**What the task asks**
Search the data for the string "this" and extract every line where it appears.

>>>>>

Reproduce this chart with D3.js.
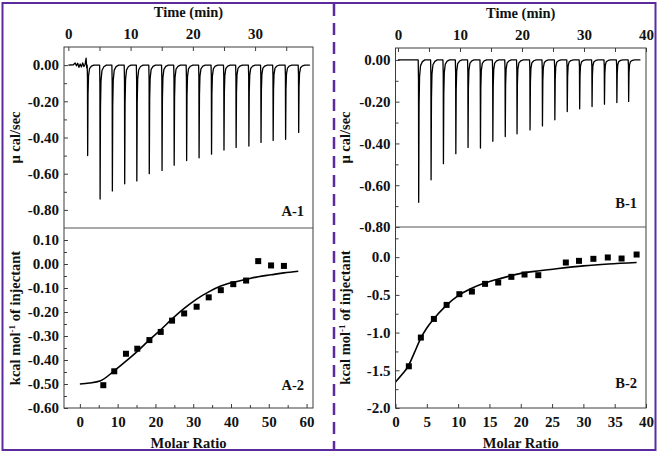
<!DOCTYPE html>
<html><head><meta charset="utf-8">
<script src="https://cdn.jsdelivr.net/npm/d3@7/dist/d3.min.js"></script>
<style>
html,body{margin:0;padding:0;background:#fff;}
svg text{font-family:"Liberation Serif","Times New Roman",serif;font-weight:bold;fill:#111;}
</style></head>
<body><svg id="c" width="660" height="456"></svg>
<script>
// ---------- DATA ----------
// A-1 thermogram: injection times (min) and peak depths (µcal/sec)
const A1_injTime = [3.1,5.1,7.07,9.05,11.0,13.0,15.05,17.0,19.0,21.0,23.0,25.0,26.95,29.0,30.95,32.9,34.9,37.0];
const A1_peak = [-0.50,-0.74,-0.695,-0.656,-0.64,-0.60,-0.582,-0.553,-0.527,-0.512,-0.492,-0.469,-0.455,-0.447,-0.427,-0.416,-0.41,-0.372];
// A-1 baseline noise before first injection [time, value]
const A1_noiseT = [0,0.8,1.1,1.3,1.5,1.7,1.9,2.1,2.3,2.5,2.7,2.85,2.95,3.0];
const A1_noiseV = [0,0.002,0.012,-0.004,0.01,-0.012,0.006,-0.01,0.012,-0.008,0.005,0.038,-0.015,0];
const A1_end = 38.8;
// B-1 thermogram
const B1_injTime = [3.34,5.34,7.33,9.33,11.3,13.3,15.3,17.3,19.2,21.3,23.3,25.3,27.3,29.3,31.3,33.3,35.3,37.2];
const B1_peak = [-0.682,-0.574,-0.497,-0.449,-0.419,-0.422,-0.39,-0.367,-0.354,-0.335,-0.316,-0.287,-0.247,-0.234,-0.223,-0.212,-0.204,-0.199];
const B1_end = 39.1;
// A-2 integrated heats
const A2_x = [6.2,9.1,12.2,15.2,18.4,21.4,24.4,27.6,30.9,34.1,37.3,40.6,44.0,47.2,50.6,54.0];
const A2_y = [-0.505,-0.447,-0.374,-0.353,-0.317,-0.283,-0.236,-0.206,-0.178,-0.139,-0.109,-0.084,-0.069,0.012,-0.006,-0.008];
// A-2 fitted curve
const A2_fitX = [0,2.5,5.3,9.1,12.2,15.2,18.4,21.4,24.4,27.6,30.9,34.1,37.3,40.6,44.0,47.2,50.6,54.0,57.8];
const A2_fitY = [-0.500,-0.496,-0.488,-0.445,-0.405,-0.364,-0.316,-0.274,-0.229,-0.185,-0.146,-0.116,-0.092,-0.076,-0.064,-0.053,-0.045,-0.037,-0.030];
// B-2 integrated heats
const B2_x = [2.13,4.05,6.13,8.16,10.2,12.2,14.3,16.4,18.5,20.6,22.8,27.2,29.3,31.6,33.9,36.1,38.5];
const B2_y = [-1.447,-1.066,-0.819,-0.633,-0.491,-0.456,-0.354,-0.336,-0.261,-0.230,-0.239,-0.071,-0.049,-0.022,-0.004,-0.018,0.035];
// B-2 fitted curve
const B2_fitX = [0,1,2,3,4,5,6,8,10,12,14,16,18,20,23,26,30,34,38.5];
const B2_fitY = [-1.655,-1.56,-1.45,-1.27,-1.08,-0.94,-0.83,-0.65,-0.51,-0.42,-0.35,-0.30,-0.255,-0.215,-0.18,-0.15,-0.115,-0.09,-0.07];
// tick values
const timeMajorA = [0,10,20,30], timeMinorA = [5,15,25,35];
const timeMajorB = [0,10,20,30,40], timeMinorB = [5,15,25,35];
const A1_yMajor = [0,-0.2,-0.4,-0.6,-0.8], A1_yMinor = [-0.1,-0.3,-0.5,-0.7];
const B1_yMajor = [0,-0.2,-0.4,-0.6,-0.8], B1_yMinor = [-0.1,-0.3,-0.5,-0.7];
const A2_yMajor = [0.1,0,-0.1,-0.2,-0.3,-0.4,-0.5,-0.6], A2_yMinor = [0.05,-0.05,-0.15,-0.25,-0.35,-0.45,-0.55];
const A2_xMajor = [0,10,20,30,40,50,60], A2_xMinor = [5,15,25,35,45,55];
const B2_yMajor = [0,-0.5,-1.0,-1.5,-2.0], B2_yMinor = [0.25,-0.25,-0.75,-1.25,-1.75];
const B2_xMajor = [0,5,10,15,20,25,30,35,40];
// spike shape template: [time offset (min), fraction of peak depth]
const spikeShape = [[-0.08,0],[-0.03,0.14],[0,1],[0.06,0.32],[0.14,0.12],[0.3,0.04],[0.6,0.012],[1.0,0]];

// ---------- DRAW ----------
const svg = d3.select("#c");
const purple = "#5b2b9e";
const frameCol = "#3c3c3c";

function traceFrom(inj, peaks, end, noiseT, noiseV){
  const pts = [];
  if(noiseT){ noiseT.forEach((t,i)=>pts.push([t,noiseV[i]])); }
  else pts.push([0,0]);
  inj.forEach((t0,i)=>{
    spikeShape.forEach(s=>pts.push([t0+s[0], peaks[i]*s[1]]));
  });
  pts.push([end,0]);
  return pts;
}

function axisG(gen, tr){
  const g = svg.append("g").attr("transform", tr).call(gen);
  g.select(".domain").remove();
  g.selectAll("line").attr("stroke", frameCol).attr("stroke-width",1);
  g.selectAll("text").attr("font-size","15px").attr("fill","#111")
    .text(function(){ return this.textContent.replace("\u2212","-"); });
  return g;
}

function panel(cfg){
  const {x0,x1,yTop,yMid,yBot} = cfg;
  const xt = d3.scaleLinear().domain(cfg.tDomain).range([x0,x1]);
  const yt = d3.scaleLinear().domain(cfg.topYDomain).range([yMid,yTop]);
  const xb = d3.scaleLinear().domain(cfg.bxDomain).range([x0,x1]);
  const yb = d3.scaleLinear().domain(cfg.botYDomain).range([yBot,yMid]);

  axisG(d3.axisTop(xt).tickValues(cfg.tMajor).tickSize(-4).tickPadding(8).tickFormat(d3.format("d")), `translate(0,${yTop})`);
  axisG(d3.axisTop(xt).tickValues(cfg.tMinor).tickSize(-4).tickFormat(""), `translate(0,${yTop})`);
  axisG(d3.axisLeft(yt).tickValues(cfg.topYMajor).tickSize(-4).tickPadding(5).tickFormat(d3.format(".2f")), `translate(${x0},0)`);
  axisG(d3.axisLeft(yt).tickValues(cfg.topYMinor).tickSize(-3).tickFormat(""), `translate(${x0},0)`);
  axisG(d3.axisLeft(yb).tickValues(cfg.botYMajor).tickSize(-4).tickPadding(5).tickFormat(d3.format(cfg.botFmt)), `translate(${x0},0)`);
  axisG(d3.axisLeft(yb).tickValues(cfg.botYMinor).tickSize(-3).tickFormat(""), `translate(${x0},0)`);
  axisG(d3.axisBottom(xb).tickValues(cfg.bxMajor).tickSize(-4).tickPadding(8).tickFormat(d3.format("d")), `translate(0,${yBot})`);
  if(cfg.bxMinor) axisG(d3.axisBottom(xb).tickValues(cfg.bxMinor).tickSize(-3).tickFormat(""), `translate(0,${yBot})`);

  // thermogram
  const clipId = "clip"+cfg.id;
  svg.append("clipPath").attr("id",clipId).append("rect").attr("x",x0).attr("y",yTop).attr("width",x1-x0).attr("height",yMid-yTop);
  svg.append("path").datum(cfg.trace).attr("clip-path",`url(#${clipId})`)
    .attr("d", d3.line().x(d=>xt(d[0])).y(d=>yt(d[1])))
    .attr("fill","none").attr("stroke","#000").attr("stroke-width",1.3).attr("stroke-linejoin","round");

  // fit line
  svg.append("path").datum(cfg.fitX.map((v,i)=>[v,cfg.fitY[i]]))
    .attr("d", d3.line().curve(d3.curveMonotoneX).x(d=>xb(d[0])).y(d=>yb(d[1])))
    .attr("fill","none").attr("stroke","#000").attr("stroke-width",1.6);
  // points
  svg.append("g").selectAll("rect").data(cfg.px.map((v,i)=>[v,cfg.py[i]])).join("rect")
    .attr("x",d=>xb(d[0])-3).attr("y",d=>yb(d[1])-3).attr("width",6).attr("height",6).attr("fill","#000");

  // frames
  svg.append("rect").attr("x",x0).attr("y",yTop).attr("width",x1-x0).attr("height",yBot-yTop)
    .attr("fill","none").attr("stroke",frameCol).attr("stroke-width",1);
  svg.append("line").attr("x1",x0).attr("x2",x1).attr("y1",yMid).attr("y2",yMid).attr("stroke","#555").attr("stroke-width",1.2);

  // titles
  const cx = (x0+x1)/2;
  svg.append("text").attr("x",cx).attr("y",yTop-30).attr("text-anchor","middle").attr("font-size","14.5px").text("Time (min)");
  svg.append("text").attr("x",cx).attr("y",yBot+40).attr("text-anchor","middle").attr("font-size","14.5px").text("Molar Ratio");
  svg.append("text").attr("transform",`translate(${cfg.ytX},${(yTop+yMid)/2}) rotate(-90)`).attr("text-anchor","middle").attr("font-size","14.5px").text("\u03bc cal/sec");
  const kt = svg.append("text").attr("transform",`translate(${cfg.ytX},${(yMid+yBot)/2}) rotate(-90)`).attr("text-anchor","middle").attr("font-size","14.5px");
  kt.append("tspan").text("kcal mol");
  kt.append("tspan").attr("font-size","9px").attr("dy","-5").text("-1");
  kt.append("tspan").attr("dy","5").text(" of injectant");
  // panel labels
  svg.append("text").attr("x",x1-9).attr("y",cfg.lab1Y).attr("text-anchor","end").attr("font-size","14.5px").text(cfg.lab1);
  svg.append("text").attr("x",x1-9).attr("y",cfg.lab2Y).attr("text-anchor","end").attr("font-size","14.5px").text(cfg.lab2);
}

panel({id:"A", x0:64, x1:313, yTop:47, yMid:228, yBot:408,
  tDomain:[-0.7,39.3], topYDomain:[-0.9,0.1], bxDomain:[-4.2,61.7], botYDomain:[-0.6,0.15],
  tMajor:timeMajorA, tMinor:timeMinorA, topYMajor:A1_yMajor, topYMinor:A1_yMinor,
  botYMajor:A2_yMajor, botYMinor:A2_yMinor, botFmt:".2f", bxMajor:A2_xMajor, bxMinor:A2_xMinor,
  trace:traceFrom(A1_injTime,A1_peak,A1_end,A1_noiseT,A1_noiseV),
  fitX:A2_fitX, fitY:A2_fitY, px:A2_x, py:A2_y, ytX:20,
  lab1:"A-1", lab1Y:216, lab2:"A-2", lab2Y:390});

panel({id:"B", x0:395.5, x1:646, yTop:48, yMid:227, yBot:408,
  tDomain:[-0.4,40], topYDomain:[-0.8,0.057], bxDomain:[0,40], botYDomain:[-2.0,0.4],
  tMajor:timeMajorB, tMinor:timeMinorB, topYMajor:B1_yMajor, topYMinor:B1_yMinor,
  botYMajor:B2_yMajor, botYMinor:B2_yMinor, botFmt:".1f", bxMajor:B2_xMajor, bxMinor:null,
  trace:traceFrom(B1_injTime,B1_peak,B1_end,null,null),
  fitX:B2_fitX, fitY:B2_fitY, px:B2_x, py:B2_y, ytX:350,
  lab1:"B-1", lab1Y:208, lab2:"B-2", lab2Y:388});

// outer border and dashed separator
svg.append("rect").attr("x",2.5).attr("y",3).attr("width",653).attr("height",447)
  .attr("fill","none").attr("stroke",purple).attr("stroke-width",2);
svg.append("line").attr("x1",334).attr("x2",334).attr("y1",4).attr("y2",449)
  .attr("stroke",purple).attr("stroke-width",2.5).attr("stroke-dasharray","12,7");
</script></body></html>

<<<<<

**Result below**
Reproduce this chart with D3.js.
    .text(function(){ return this.textContent.replace("\u2212","-"); });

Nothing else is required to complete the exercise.